The debt-to-equity ratio of 1.53x is higher than LMB (0.29x) and APG (0.90x) but lower than BLD (1.36x). However, BBCP's net debt/EBITDA near 3x is manageable and provides flexibility. The current ratio of 1.96x and quick ratio of 1.68x demonstrate strong liquidity, supporting the dividend and buyback programs without jeopardizing operations.

Conclusion: A Cyclical Compounder's Time to Shine

Concrete Pumping Holdings is not a broken business but a cyclically tested one, using a downturn to strengthen its competitive position while trading at a valuation that assumes permanent decline. The core thesis rests on three pillars: first, management's disciplined capital allocation—accelerating fleet investment based on experience, returning cash through buybacks and dividends, and maintaining acquisition optionality—positions BBCP to capture share when competitors are capital-constrained.

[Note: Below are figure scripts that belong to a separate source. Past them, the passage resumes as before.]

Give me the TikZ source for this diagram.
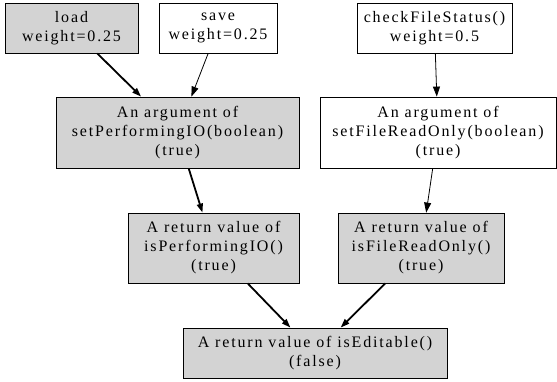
\documentclass[tikz,border=0pt]{standalone}
\usepackage{fontspec}
\setmainfont{Liberation Serif}[LetterSpace=11.5]
\usepackage{tikz}
\usetikzlibrary{arrows.meta}
\definecolor{hitgray}{HTML}{D3D3D3}
\tikzstyle{block} = [rectangle, draw, line width=0.8pt, align=center, inner sep=0pt,
minimum height=50pt, font=\fontsize{16}{19}\selectfont]
\tikzstyle{hit} = [fill=hitgray]
\tikzstyle{line} = [draw, -{Triangle[length=10pt,width=7pt]}, line width=0.8pt]
\tikzstyle{heavy} = [line width=1.8pt, -{Triangle[length=9pt,width=6pt]}]

\begin{document}
\begin{tikzpicture}
\useasboundingbox (0,0) rectangle (557pt,-382pt);
% Place nodes
	\node [block, hit, minimum width=133pt] at (71.5pt,-28pt) (load) {load\\weight=0.25};
	\node [block, right of=load, node distance=146.5pt, minimum width=118pt] (save) {save\\weight=0.25};
	\node [block, right of=save, node distance=216.5pt, minimum width=155pt] (check) {checkFileStatus()\\weight=0.5};
	\node [block, hit, below of=load, node distance=104.5pt, xshift=106pt, minimum width=243pt, minimum height=71pt] (setIO) {An argument of\\setPerformingIO(boolean)\\(true)};
	\node [block, below of=check, node distance=104.5pt, xshift=3.5pt, minimum width=236pt, minimum height=71pt] (setRO) {An argument of\\setFileReadOnly(boolean)\\(true)};
	\node [block, hit, below of=setIO, node distance=115.5pt, xshift=36pt, minimum width=171pt, minimum height=70pt] (isIO) {A return value of\\isPerformingIO()\\(true)};
	\node [block, hit, below of=setRO, node distance=115.5pt, xshift=-17pt, minimum width=166pt, minimum height=70pt] (isRO) {A return value of\\isFileReadOnly()\\(true)};
	\node [block, hit, below of=isIO, node distance=105pt, xshift=101.5pt, minimum width=264pt] (isEd) {A return value of isEditable()\\(false)};

% Draw edges
	\path [line, heavy] (load) -- (setIO);
	\path [line] (save) -- (setIO);
	\path [line] (check) -- (setRO);
	\path [line, heavy] (setIO) -- (isIO);
	\path [line] (setRO) -- (isRO);
	\path [line, heavy] (isIO) -- (isEd);
	\path [line, heavy] (isRO) -- (isEd);

\end{tikzpicture}
\end{document}
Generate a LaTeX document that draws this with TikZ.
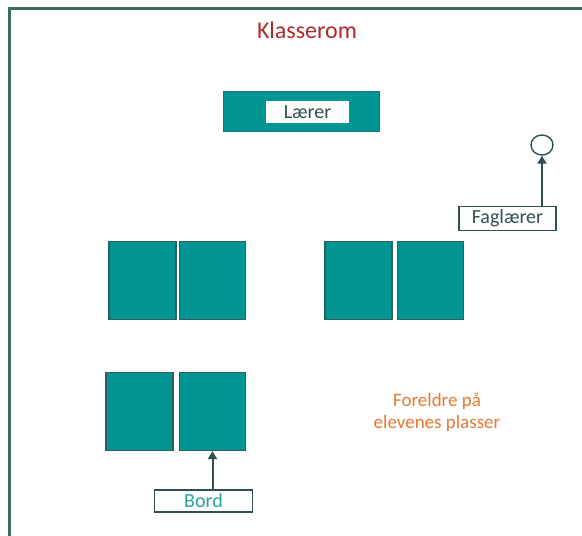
\documentclass[tikz,border=0pt]{standalone}
\usepackage{fontspec}
\setmainfont{Carlito}
\usetikzlibrary{arrows.meta,shapes.geometric}
\definecolor{framegreen}{HTML}{3E6B60}
\definecolor{deskteal}{HTML}{009590}
\definecolor{deskedge}{HTML}{2E5E60}
\definecolor{slate}{HTML}{2F4F52}
\definecolor{roomred}{HTML}{B0282A}
\definecolor{parentorange}{HTML}{E8772E}
\definecolor{bordteal}{HTML}{2AA39E}
\tikzset{
  desk/.style={draw=deskedge, line width=1.2pt, fill=deskteal},
  labelbox/.style={draw=slate, line width=1.2pt, fill=white, inner sep=0pt, font=\fontsize{20}{22}\selectfont},
  pointer/.style={draw=slate, line width=2pt, -{Triangle[length=8pt,width=9pt]}},
}
\begin{document}
\begin{tikzpicture}[x=1pt,y=-1pt]
\useasboundingbox (0,0) rectangle (582,536);
% room outline (open to the right and bottom)
\draw[framegreen, line width=2.6pt] (9.5,537) -- (9.5,8.5) -- (583,8.5);
\node[text=roomred, font=\fontsize{24}{28}\selectfont] (room) at (307,30) {Klasserom};
% teacher's desk
\node[draw=deskedge!60!deskteal, line width=0.8pt, fill=deskteal, minimum width=156pt, minimum height=40pt, inner sep=0pt] (teacherdesk) at (301,111) {};
\node[fill=white, minimum width=83pt, minimum height=22pt, inner sep=0pt, text=slate, font=\fontsize{20}{22}\selectfont] (teacher) at (307.5,112) {Lærer};
% subject teacher
\node[draw=slate, line width=1.4pt, ellipse, minimum width=22pt, minimum height=20pt, inner sep=0pt] (subj) at (542,145) {};
\node[labelbox, minimum width=97pt, minimum height=24pt, text=slate] (faglaerer) at (507.5,218.5) {Faglærer};
\draw[pointer] (faglaerer.north -| subj.south) -- (subj.south);
% pupils' desks
\node[desk, minimum width=67pt, minimum height=78pt, inner sep=0pt] (d1) at (142.5,280.5) {};
\node[desk, minimum width=66pt, minimum height=78pt, inner sep=0pt] (d2) at (212.5,280.5) {};
\node[desk, minimum width=67pt, minimum height=78pt, inner sep=0pt] (d3) at (358.5,280.5) {};
\node[desk, minimum width=66pt, minimum height=78pt, inner sep=0pt] (d4) at (430.5,280.5) {};
\node[desk, minimum width=67pt, minimum height=78pt, inner sep=0pt] (d5) at (139.5,411.5) {};
\node[desk, minimum width=66pt, minimum height=78pt, inner sep=0pt] (d6) at (212.5,411.5) {};
% desk label
\node[labelbox, minimum width=98pt, minimum height=22pt, text=bordteal] (bord) at (203.5,501) {Bord};
\draw[pointer] (bord.north -| d6.south) -- (d6.south);
% parents note
\node[text=parentorange, align=center, inner sep=0pt, font=\fontsize{19}{21.5}\selectfont] (parents) at (437,412.5) {Foreldre på\\elevenes plasser};
\end{tikzpicture}
\end{document}
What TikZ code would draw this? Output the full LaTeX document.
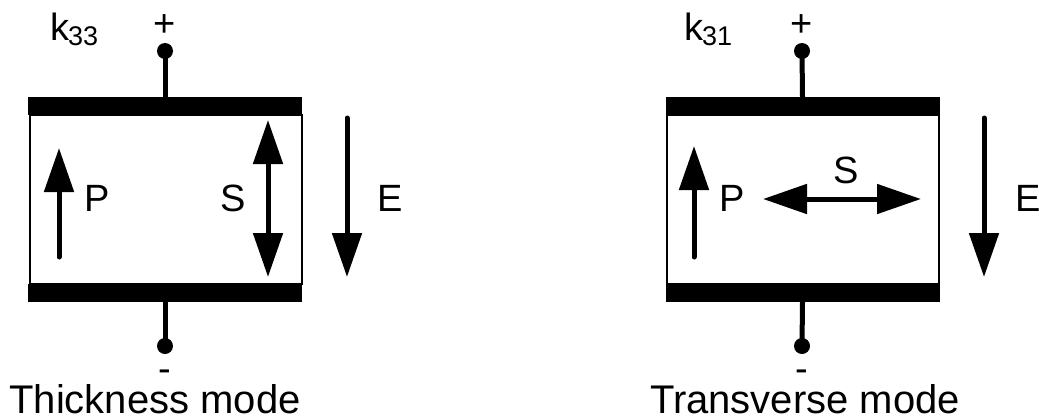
\documentclass[tikz,border=0pt]{standalone}
\usepackage{fontspec}
\setmainfont{Liberation Sans}
\usetikzlibrary{arrows.meta}
\begin{document}
\begin{tikzpicture}[x=1pt,y=-1pt,
  plate/.style={fill=black,draw=none,minimum width=274pt,minimum height=18pt,inner sep=0pt,outer sep=0pt},
  body/.style={draw=black,line width=2pt,fill=white,minimum width=272pt,minimum height=169pt,inner sep=0pt,outer sep=0pt},
  term/.style={circle,fill=black,minimum size=16pt,inner sep=0pt,outer sep=0pt},
  wire/.style={line width=5pt},
  vec/.style={line width=5pt,line cap=round,-{Triangle[length=44pt,width=29pt]}},
  dvec/.style={line width=5pt,{Triangle[length=44pt,width=29pt]}-{Triangle[length=44pt,width=29pt]}},
  lbl/.style={font=\fontsize{38pt}{38pt}\selectfont,inner sep=0pt,anchor=base},
  modetext/.style={font=\fontsize{40pt}{40pt}\selectfont,inner sep=0pt,anchor=base},
  klbl/.style={font=\fontsize{38pt}{38pt}\selectfont,inner sep=0pt,anchor=base west},
]
\useasboundingbox (0,0) rectangle (1039,418);
\newcommand\subidx[1]{{\fontsize{27pt}{27pt}\selectfont\raisebox{-5pt}{#1}}}

% ---------- thickness mode (k33) ----------
\node[body] (bodyL) at (165.5,199.5) {};
\node[plate] (topL) at (165,106) {};
\node[plate] (botL) at (165,293) {};
\node[term] (posL) at (165,51) {};
\node[term] (negL) at (165,346) {};
\draw[wire] (posL.center) -- (topL.north);
\draw[wire] (botL.south) -- (negL.center);
\node[lbl] (plusL) at (165,36) {+};
\node[lbl] (minusL) at (165,381) {-};
\node[klbl] (kL) at (50,40) {k\kern-1pt\subidx{33}};

\coordinate (pL0) at (59,257);
\coordinate (pL1) at (59,148);
\draw[vec] (pL0) -- (pL1);
\node[lbl] (PL) at (97,211) {P};

\coordinate (sL0) at (268,120);
\coordinate (sL1) at (268,277);
\draw[dvec] (sL0) -- (sL1);
\node[lbl] (SL) at (233,211) {S};

\coordinate (eL0) at (347,118);
\coordinate (eL1) at (347,277);
\draw[vec] (eL0) -- (eL1);
\node[lbl] (EL) at (390,211) {E};

\node[modetext] (capL) at (155,413) {Thickness mode};

% ---------- transverse mode (k31) ----------
\node[body] (bodyR) at (802.5,199.5) {};
\node[plate] (topR) at (802.5,106) {};
\node[plate] (botR) at (802.5,293) {};
\node[term] (posR) at (802,51) {};
\node[term] (negR) at (802,346) {};
\draw[wire] (posR.center) -- (topR.north);
\draw[wire] (botR.south) -- (negR.center);
\node[lbl] (plusR) at (802,36) {+};
\node[lbl] (minusR) at (802,381) {-};
\node[klbl] (kR) at (684,40) {k\kern-1pt\subidx{31}};

\coordinate (pR0) at (694,257);
\coordinate (pR1) at (694,146);
\draw[vec] (pR0) -- (pR1);
\node[lbl] (PR) at (732,211) {P};

\coordinate (sR0) at (763,199);
\coordinate (sR1) at (921,199);
\draw[dvec] (sR0) -- (sR1);
\node[lbl] (SR) at (846,183) {S};

\coordinate (eR0) at (984,118);
\coordinate (eR1) at (984,277);
\draw[vec] (eR0) -- (eR1);
\node[lbl] (ER) at (1028,211) {E};

\node[modetext] (capR) at (805,413) {Transverse mode};
\end{tikzpicture}
\end{document}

Second, the segment divergence proves the diversification strategy works; Eco-Pan's consistent growth and margin expansion provide a defensive anchor, while U.S. pumping shows early recovery signals in infrastructure and data centers. Third, the valuation discount to peers reflects cyclical fear, not structural impairment, creating asymmetric upside if interest rates moderate or tariff uncertainty resolves.

The key variables to monitor are commercial construction starts and fleet utilization. If the revenue split between first and second half holds and H2 FY2026 shows sequential improvement, it would validate management's conservative guidance and suggest the cycle has bottomed. The emissions-standard fleet advantage should become visible in 2027 as competitors face equipment shortages, providing a tangible competitive edge that drives market share gains and pricing power.

For investors willing to look through cyclical noise, BBCP offers a rare combination: a leading market position in a consolidating industry, management with demonstrated capital discipline, and a valuation that prices in zero recovery. The downside is protected by strong free cash flow, ample liquidity, and a defensive waste management segment, while the upside offers 30-40% appreciation from multiple expansion alone, with additional leverage from any construction market recovery. The story is not about navigating a downturn—it's about building a fortress during one.